Stated task |
Quote the listing in full, exactly as given, minus any pictures.
## START
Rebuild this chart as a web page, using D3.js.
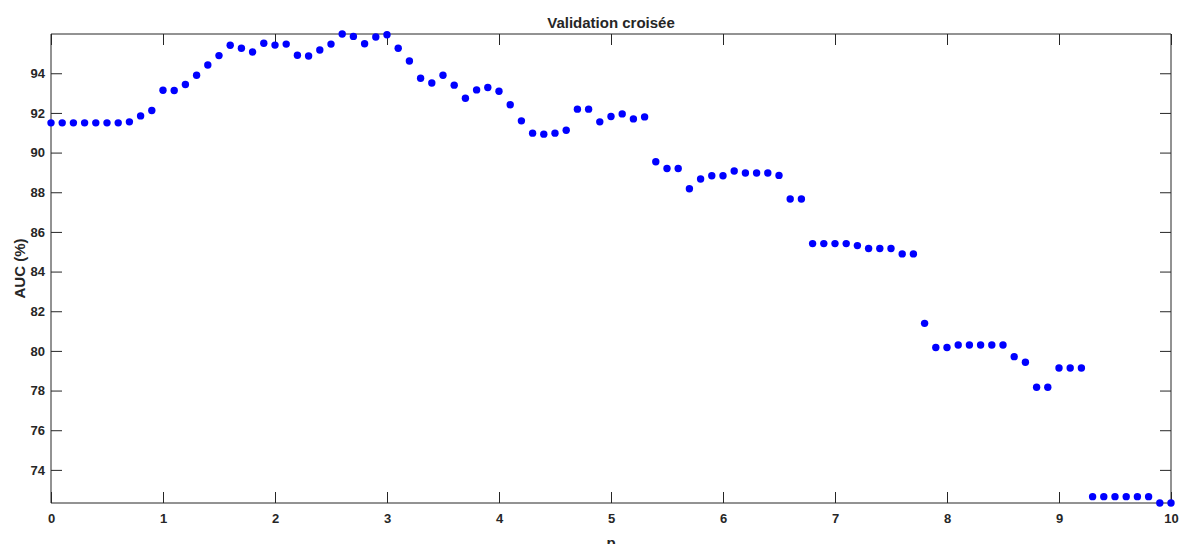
<!DOCTYPE html>
<html>
<head>
<meta charset="utf-8">
<script src="https://cdn.jsdelivr.net/npm/d3@7"></script>
<style>
  body { margin: 0; background: #fff; }
  svg text { font-family: "Liberation Sans", Arial, sans-serif; font-weight: bold; fill: #262626; }
</style>
</head>
<body>
<svg id="chart" width="1180" height="544"></svg>
<script>
// p values (x) and cross-validated AUC (%)
const pValues = [
  0.0, 0.1, 0.2, 0.3, 0.4, 0.5, 0.6, 0.7, 0.8, 0.9,
  1.0, 1.1, 1.2, 1.3, 1.4, 1.5, 1.6, 1.7, 1.8, 1.9,
  2.0, 2.1, 2.2, 2.3, 2.4, 2.5, 2.6, 2.7, 2.8, 2.9,
  3.0, 3.1, 3.2, 3.3, 3.4, 3.5, 3.6, 3.7, 3.8, 3.9,
  4.0, 4.1, 4.2, 4.3, 4.4, 4.5, 4.6, 4.7, 4.8, 4.9,
  5.0, 5.1, 5.2, 5.3, 5.4, 5.5, 5.6, 5.7, 5.8, 5.9,
  6.0, 6.1, 6.2, 6.3, 6.4, 6.5, 6.6, 6.7, 6.8, 6.9,
  7.0, 7.1, 7.2, 7.3, 7.4, 7.5, 7.6, 7.7, 7.8, 7.9,
  8.0, 8.1, 8.2, 8.3, 8.4, 8.5, 8.6, 8.7, 8.8, 8.9,
  9.0, 9.1, 9.2, 9.3, 9.4, 9.5, 9.6, 9.7, 9.8, 9.9,
  10.0
]
const aucValues = [
  91.50, 91.50, 91.50, 91.50, 91.50, 91.50, 91.50, 91.55, 91.85, 92.12,
  93.14, 93.13, 93.43, 93.90, 94.42, 94.89, 95.41, 95.26, 95.07, 95.51,
  95.42, 95.47, 94.91, 94.87, 95.17, 95.47, 95.98, 95.86, 95.49, 95.83,
  95.94, 95.26, 94.62, 93.75, 93.51, 93.90, 93.40, 92.74, 93.16, 93.28,
  93.09, 92.41, 91.60, 90.98, 90.93, 90.98, 91.13, 92.19, 92.19, 91.55,
  91.82, 91.95, 91.70, 91.80, 89.54, 89.20, 89.20, 88.18, 88.67, 88.83,
  88.83, 89.07, 88.97, 88.97, 88.97, 88.85, 87.66, 87.66, 85.41, 85.41,
  85.41, 85.41, 85.31, 85.16, 85.16, 85.16, 84.89, 84.89, 81.39, 80.17,
  80.17, 80.30, 80.30, 80.30, 80.30, 80.30, 79.71, 79.43, 78.17, 78.17,
  79.14, 79.14, 79.14, 72.65, 72.65, 72.65, 72.65, 72.65, 72.65, 72.33,
  72.33
]
const xTicks = [0, 1, 2, 3, 4, 5, 6, 7, 8, 9, 10]
const yTicks = [74, 76, 78, 80, 82, 84, 86, 88, 90, 92, 94]

const margin = { top: 34, left: 51, right: 9, bottom: 41 }
const width = 1180 - margin.left - margin.right
const height = 544 - margin.top - margin.bottom
const axisColor = '#262626'
const tickLen = 11

const svg = d3.select('#chart')
const g = svg.append('g').attr('transform', `translate(${margin.left},${margin.top})`)

// axis tight around the data, like MATLAB
const x = d3.scaleLinear().domain([0, 10]).range([0, width])
const y = d3.scaleLinear().domain(d3.extent(aucValues)).range([height, 0])

// bottom axis with labels (ticks point inward)
const xAxis = g.append('g')
  .attr('transform', `translate(0,${height})`)
  .call(d3.axisBottom(x).tickValues(xTicks).tickSize(-tickLen).tickPadding(11).tickFormat(d3.format('d')))
// top axis mirror
const xTop = g.append('g')
  .call(d3.axisTop(x).tickValues(xTicks).tickSize(-tickLen).tickFormat(''))
// left axis with labels
const yAxis = g.append('g')
  .call(d3.axisLeft(y).tickValues(yTicks).tickSize(-tickLen).tickPadding(6).tickFormat(d3.format('d')))
// right axis mirror
const yRight = g.append('g')
  .attr('transform', `translate(${width},0)`)
  .call(d3.axisRight(y).tickValues(yTicks).tickSize(-tickLen).tickFormat(''))

;[xAxis, xTop, yAxis, yRight].forEach(function (a) {
  a.select('.domain').attr('stroke', axisColor).attr('stroke-width', 1)
  a.selectAll('.tick line').attr('stroke', axisColor).attr('stroke-width', 1)
  a.selectAll('.tick text')
    .attr('fill', axisColor)
    .style('font-size', '13px')
    .style('font-weight', 'bold')
    .style('font-family', '"Liberation Sans", Arial, sans-serif')
})
// keep the box edges flat (no outer ticks)
xTop.select('.domain').attr('d', `M0,0H${width}`)
yRight.select('.domain').attr('d', `M0,0V${height}`)
xAxis.select('.domain').attr('d', `M0,0H${width}`)
yAxis.select('.domain').attr('d', `M0,0V${height}`)

// data points
g.append('g')
  .selectAll('circle')
  .data(aucValues)
  .enter().append('circle')
  .attr('cx', function (d, i) { return x(pValues[i]) })
  .attr('cy', function (d) { return y(d) })
  .attr('r', 3.7)
  .attr('fill', '#0000ff')

// title
g.append('text')
  .attr('x', width / 2)
  .attr('y', -6)
  .attr('text-anchor', 'middle')
  .style('font-size', '15px')
  .text('Validation croisée')

// axis labels
g.append('text')
  .attr('x', width / 2)
  .attr('y', height + 45)
  .attr('text-anchor', 'middle')
  .style('font-size', '15px')
  .text('p')

g.append('text')
  .attr('transform', `translate(${-26},${height / 2}) rotate(-90)`)
  .attr('text-anchor', 'middle')
  .style('font-size', '15px')
  .text('AUC (%)')
</script>
</body>
</html>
## END
Written solution |
Rebuild this chart as a web page, using D3.js.
<!DOCTYPE html>
<html>
<head>
<meta charset="utf-8">
<script src="https://cdn.jsdelivr.net/npm/d3@7"></script>
<style>
  body { margin: 0; background: #fff; }
  svg text { font-family: "Liberation Sans", Arial, sans-serif; font-weight: bold; fill: #262626; }
</style>
</head>
<body>
<svg id="chart" width="1180" height="544"></svg>
<script>
// p values (x) and cross-validated AUC (%)
const pValues = [
  0.0, 0.1, 0.2, 0.3, 0.4, 0.5, 0.6, 0.7, 0.8, 0.9,
  1.0, 1.1, 1.2, 1.3, 1.4, 1.5, 1.6, 1.7, 1.8, 1.9,
  2.0, 2.1, 2.2, 2.3, 2.4, 2.5, 2.6, 2.7, 2.8, 2.9,
  3.0, 3.1, 3.2, 3.3, 3.4, 3.5, 3.6, 3.7, 3.8, 3.9,
  4.0, 4.1, 4.2, 4.3, 4.4, 4.5, 4.6, 4.7, 4.8, 4.9,
  5.0, 5.1, 5.2, 5.3, 5.4, 5.5, 5.6, 5.7, 5.8, 5.9,
  6.0, 6.1, 6.2, 6.3, 6.4, 6.5, 6.6, 6.7, 6.8, 6.9,
  7.0, 7.1, 7.2, 7.3, 7.4, 7.5, 7.6, 7.7, 7.8, 7.9,
  8.0, 8.1, 8.2, 8.3, 8.4, 8.5, 8.6, 8.7, 8.8, 8.9,
  9.0, 9.1, 9.2, 9.3, 9.4, 9.5, 9.6, 9.7, 9.8, 9.9,
  10.0
]
const aucValues = [
  91.50, 91.50, 91.50, 91.50, 91.50, 91.50, 91.50, 91.55, 91.85, 92.12,
  93.14, 93.13, 93.43, 93.90, 94.42, 94.89, 95.41, 95.26, 95.07, 95.51,
  95.42, 95.47, 94.91, 94.87, 95.17, 95.47, 95.98, 95.86, 95.49, 95.83,
  95.94, 95.26, 94.62, 93.75, 93.51, 93.90, 93.40, 92.74, 93.16, 93.28,
  93.09, 92.41, 91.60, 90.98, 90.93, 90.98, 91.13, 92.19, 92.19, 91.55,
  91.82, 91.95, 91.70, 91.80, 89.54, 89.20, 89.20, 88.18, 88.67, 88.83,
  88.83, 89.07, 88.97, 88.97, 88.97, 88.85, 87.66, 87.66, 85.41, 85.41,
  85.41, 85.41, 85.31, 85.16, 85.16, 85.16, 84.89, 84.89, 81.39, 80.17,
  80.17, 80.30, 80.30, 80.30, 80.30, 80.30, 79.71, 79.43, 78.17, 78.17,
  79.14, 79.14, 79.14, 72.65, 72.65, 72.65, 72.65, 72.65, 72.65, 72.33,
  72.33
]
const xTicks = [0, 1, 2, 3, 4, 5, 6, 7, 8, 9, 10]
const yTicks = [74, 76, 78, 80, 82, 84, 86, 88, 90, 92, 94]

const margin = { top: 34, left: 51, right: 9, bottom: 41 }
const width = 1180 - margin.left - margin.right
const height = 544 - margin.top - margin.bottom
const axisColor = '#262626'
const tickLen = 11

const svg = d3.select('#chart')
const g = svg.append('g').attr('transform', `translate(${margin.left},${margin.top})`)

// axis tight around the data, like MATLAB
const x = d3.scaleLinear().domain([0, 10]).range([0, width])
const y = d3.scaleLinear().domain(d3.extent(aucValues)).range([height, 0])

// bottom axis with labels (ticks point inward)
const xAxis = g.append('g')
  .attr('transform', `translate(0,${height})`)
  .call(d3.axisBottom(x).tickValues(xTicks).tickSize(-tickLen).tickPadding(11).tickFormat(d3.format('d')))
// top axis mirror
const xTop = g.append('g')
  .call(d3.axisTop(x).tickValues(xTicks).tickSize(-tickLen).tickFormat(''))
// left axis with labels
const yAxis = g.append('g')
  .call(d3.axisLeft(y).tickValues(yTicks).tickSize(-tickLen).tickPadding(6).tickFormat(d3.format('d')))
// right axis mirror
const yRight = g.append('g')
  .attr('transform', `translate(${width},0)`)
  .call(d3.axisRight(y).tickValues(yTicks).tickSize(-tickLen).tickFormat(''))

;[xAxis, xTop, yAxis, yRight].forEach(function (a) {
  a.select('.domain').attr('stroke', axisColor).attr('stroke-width', 1)
  a.selectAll('.tick line').attr('stroke', axisColor).attr('stroke-width', 1)
  a.selectAll('.tick text')
    .attr('fill', axisColor)
    .style('font-size', '13px')
    .style('font-weight', 'bold')
    .style('font-family', '"Liberation Sans", Arial, sans-serif')
})
// keep the box edges flat (no outer ticks)
xTop.select('.domain').attr('d', `M0,0H${width}`)
yRight.select('.domain').attr('d', `M0,0V${height}`)
xAxis.select('.domain').attr('d', `M0,0H${width}`)
yAxis.select('.domain').attr('d', `M0,0V${height}`)

// data points
g.append('g')
  .selectAll('circle')
  .data(aucValues)
  .enter().append('circle')
  .attr('cx', function (d, i) { return x(pValues[i]) })
  .attr('cy', function (d) { return y(d) })
  .attr('r', 3.7)
  .attr('fill', '#0000ff')

// title
g.append('text')
  .attr('x', width / 2)
  .attr('y', -6)
  .attr('text-anchor', 'middle')
  .style('font-size', '15px')
  .text('Validation croisée')

// axis labels
g.append('text')
  .attr('x', width / 2)
  .attr('y', height + 45)
  .attr('text-anchor', 'middle')
  .style('font-size', '15px')
  .text('p')

g.append('text')
  .attr('transform', `translate(${-26},${height / 2}) rotate(-90)`)
  .attr('text-anchor', 'middle')
  .style('font-size', '15px')
  .text('AUC (%)')
</script>
</body>
</html>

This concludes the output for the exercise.